__SUPPLIED RECORDS__
** Begin **
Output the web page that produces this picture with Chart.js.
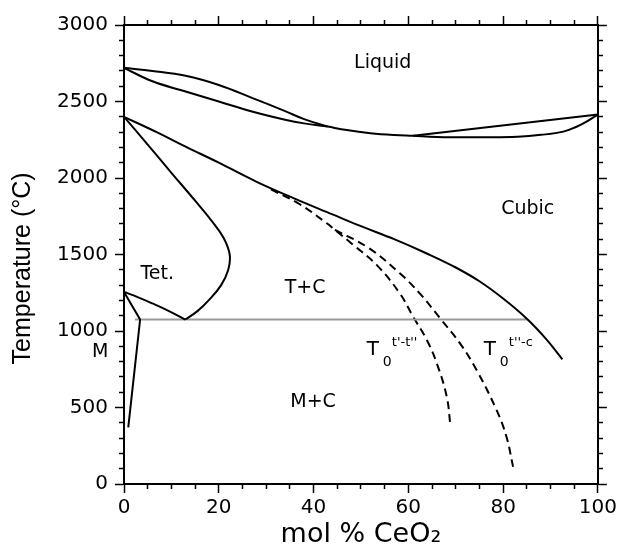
<!DOCTYPE html>
<html>
<head>
<meta charset="utf-8">
<title>ZrO2-CeO2 phase diagram</title>
<script src="https://cdn.jsdelivr.net/npm/chart.js@4"></script>
<style>
  html, body { margin: 0; padding: 0; background: #fff; }
  #wrap { width: 620px; height: 554px; }
</style>
</head>
<body>
<div id="wrap"><canvas id="phaseChart"></canvas></div>
<script>
// liquidus and solidus, ZrO2 side (they meet near 43 mol%)
const liquidusX = [0, 6, 13, 20, 27, 34, 38, 43];
const liquidusT = [2720, 2700, 2668, 2608, 2524, 2437, 2385, 2336];
const solidusX = [0, 6, 13, 20, 27, 34, 38, 43];
const solidusT = [2720, 2632, 2565, 2500, 2435, 2381, 2357, 2336];
// single melting curve down to the minimum
const meltMinX = [43, 47, 52, 57, 61];
const meltMinT = [2336, 2313, 2293, 2281, 2276];
// CeO2 side of the melting lens
const liquidusCeX = [61, 100];
const liquidusCeT = [2276, 2415];
const solidusCeX = [61, 66, 70, 76, 83, 88, 92.7, 95.5, 97.6, 100];
const solidusCeT = [2276, 2268, 2266, 2266, 2270, 2282, 2303, 2335, 2368, 2415];
// cubic / (T+C) boundary
const cubicX = [0, 7, 13, 20, 28, 36, 44, 50, 57, 64, 70, 75, 80, 85, 89, 92.5];
const cubicT = [2400, 2298, 2205, 2100, 1975, 1865, 1762, 1685, 1600, 1505, 1415, 1325, 1212, 1080, 950, 815];
// tetragonal / (T+C) boundary
const tetX = [0, 5, 10, 15, 18.5, 21, 22.3, 22, 20.5, 18, 15.5, 12.9];
const tetT = [2400, 2218, 2034, 1852, 1720, 1610, 1500, 1400, 1300, 1205, 1130, 1075];
// lower edge of Tet. field
const tetLowX = [0, 3, 6, 9.5, 12.9];
const tetLowT = [1255, 1220, 1180, 1130, 1075];
// monoclinic boundary
const monoX = [0, 3.4, 0.9];
const monoT = [1255, 1075, 370];
// eutectoid line
const eutectoidX = [2.3, 85];
const eutectoidT = [1075, 1075];
// T0 curves
const t0aX = [31, 37, 42.8, 44.5, 48.4, 53.3, 58.2, 61, 63.9, 66, 68.1, 68.9];
const t0aT = [1925, 1830, 1704, 1661, 1562, 1432, 1246, 1094, 941, 789, 571, 375];
const t0bX = [44.5, 51.5, 58.2, 62.4, 66.7, 70.9, 74.4, 78.6, 80.7, 82.1];
const t0bT = [1661, 1545, 1377, 1246, 1083, 919, 745, 484, 309, 113];

// field labels
const fieldNames = ['Liquid', 'Cubic', 'Tet.', 'T+C', 'M+C', 'M'];
const fieldX = [54.6, 85.2, 7.0, 38.2, 39.9, -5.0];
const fieldT = [2752, 1797, 1373, 1281, 536, 863];
const t0LabelX = [52.5, 77.2];
const t0LabelT = [876, 876];
const t0Sup = ["t'-t''", "t''-c"];

// axis ticks
const xTicks = [0, 5, 10, 15, 20, 25, 30, 35, 40, 45, 50, 55, 60, 65, 70, 75, 80, 85, 90, 95, 100];
const yTicks = [0, 100, 200, 300, 400, 500, 600, 700, 800, 900, 1000, 1100, 1200, 1300, 1400, 1500,
  1600, 1700, 1800, 1900, 2000, 2100, 2200, 2300, 2400, 2500, 2600, 2700, 2800, 2900, 3000];

const FONT = 'DejaVu Sans';

function pts(xs, ts) {
  return xs.map((v, i) => ({ x: v, y: ts[i] }));
}

function curve(xs, ts, extra) {
  return Object.assign({
    data: pts(xs, ts),
    showLine: true,
    borderColor: '#000',
    borderWidth: 2,
    pointRadius: 0,
    tension: 0.4,
    fill: false
  }, extra || {});
}

function axis(pos, tickValues, majorStep, showLabels, size) {
  const outerFirst = pos === 'top' || pos === 'left';
  const isMajor = c => c.tick && c.tick.value % majorStep === 0;
  const horizontal = pos === 'top' || pos === 'bottom';
  return {
    type: 'linear',
    position: pos,
    min: 0,
    max: horizontal ? 100 : 3000,
    afterBuildTicks: s => { s.ticks = tickValues.map(v => ({ value: v })); },
    afterFit: s => { if (horizontal) s.height = size; else s.width = size; },
    border: { display: true, color: '#000', width: 2 },
    grid: {
      drawOnChartArea: false,
      drawTicks: true,
      tickLength: 9,
      tickColor: '#000',
      tickWidth: 1.5,
      tickBorderDash: c => isMajor(c) ? [] : [4, 20],
      tickBorderDashOffset: c => (isMajor(c) || !outerFirst) ? 0 : -4
    },
    ticks: {
      display: showLabels,
      autoSkip: false,
      maxRotation: 0,
      padding: horizontal ? 3 : 7,
      color: '#000',
      font: { family: FONT, size: 20 },
      callback: v => (v % majorStep === 0 ? String(v) : '')
    }
  };
}

const labelPlugin = {
  id: 'fieldLabels',
  afterDatasetsDraw(chart) {
    const { ctx, scales } = chart;
    const sx = scales.x, sy = scales.y;
    ctx.save();
    ctx.fillStyle = '#000';
    ctx.textBaseline = 'middle';
    ctx.textAlign = 'center';
    ctx.font = '19px "' + FONT + '"';
    fieldNames.forEach((name, i) => {
      ctx.fillText(name, sx.getPixelForValue(fieldX[i]), sy.getPixelForValue(fieldT[i]));
    });
    t0LabelX.forEach((v, i) => {
      const px = sx.getPixelForValue(v);
      const py = sy.getPixelForValue(t0LabelT[i]);
      ctx.textAlign = 'center';
      ctx.font = '20px "' + FONT + '"';
      ctx.fillText('T', px, py);
      ctx.textAlign = 'left';
      ctx.font = '14px "' + FONT + '"';
      ctx.fillText('0', px + 10, py + 12);
      ctx.font = '13px "' + FONT + '"';
      ctx.fillText(t0Sup[i], px + 19, py - 7);
    });
    ctx.restore();
  }
};

const xAxis = axis('bottom', xTicks, 20, true, 70);
xAxis.title = {
  display: true,
  text: 'mol % CeO\u2082',
  color: '#000',
  font: { family: FONT, size: 27 },
  padding: { top: 0, bottom: 3 }
};
const yAxis = axis('left', yTicks, 500, true, 124);
yAxis.title = {
  display: true,
  // trailing spaces move the centred title a little down, as in the original
  text: 'Temperature (\u00B0C)    ',
  color: '#000',
  font: { family: 'Liberation Sans', size: 25 },
  padding: { top: 8, bottom: 0 }
};

new Chart(document.getElementById('phaseChart'), {
  type: 'scatter',
  data: {
    datasets: [
      curve(liquidusX, liquidusT),
      curve(solidusX, solidusT),
      curve(meltMinX, meltMinT),
      curve(liquidusCeX, liquidusCeT, { tension: 0 }),
      curve(solidusCeX, solidusCeT),
      curve(cubicX, cubicT),
      curve(tetX, tetT),
      curve(tetLowX, tetLowT),
      curve(monoX, monoT, { tension: 0 }),
      curve(eutectoidX, eutectoidT, { tension: 0, borderColor: '#999' }),
      curve(t0aX, t0aT, { borderDash: [8, 5] }),
      curve(t0bX, t0bT, { borderDash: [8, 5] })
    ]
  },
  options: {
    responsive: true,
    maintainAspectRatio: false,
    animation: false,
    layout: { padding: 0 },
    plugins: {
      legend: { display: false },
      tooltip: { enabled: false }
    },
    scales: {
      x: xAxis,
      y: yAxis,
      x2: axis('top', xTicks, 20, false, 25),
      y2: axis('right', yTicks, 500, false, 22)
    }
  },
  plugins: [labelPlugin]
});
</script>
</body>
</html>
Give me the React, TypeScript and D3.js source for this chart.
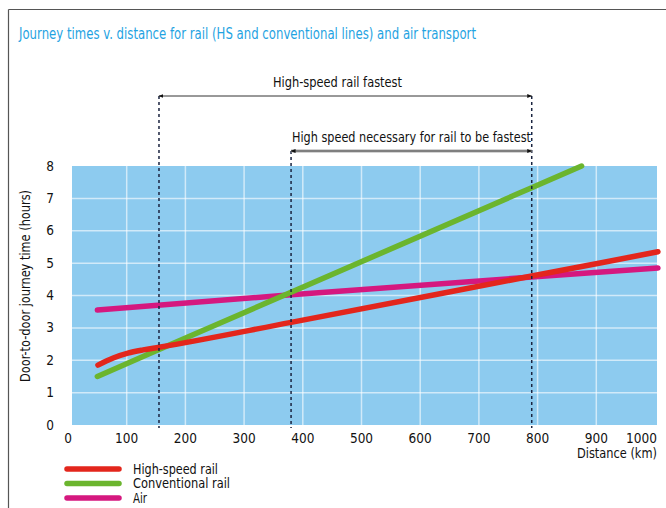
** End **
__WHAT TO WORK ON__
Among the records above, find each line holding the string "this" and pull it out.

__COMPLETE ANSWER__
Output the web page that produces this picture with Chart.js.
Give me the React, TypeScript and D3.js source for this chart.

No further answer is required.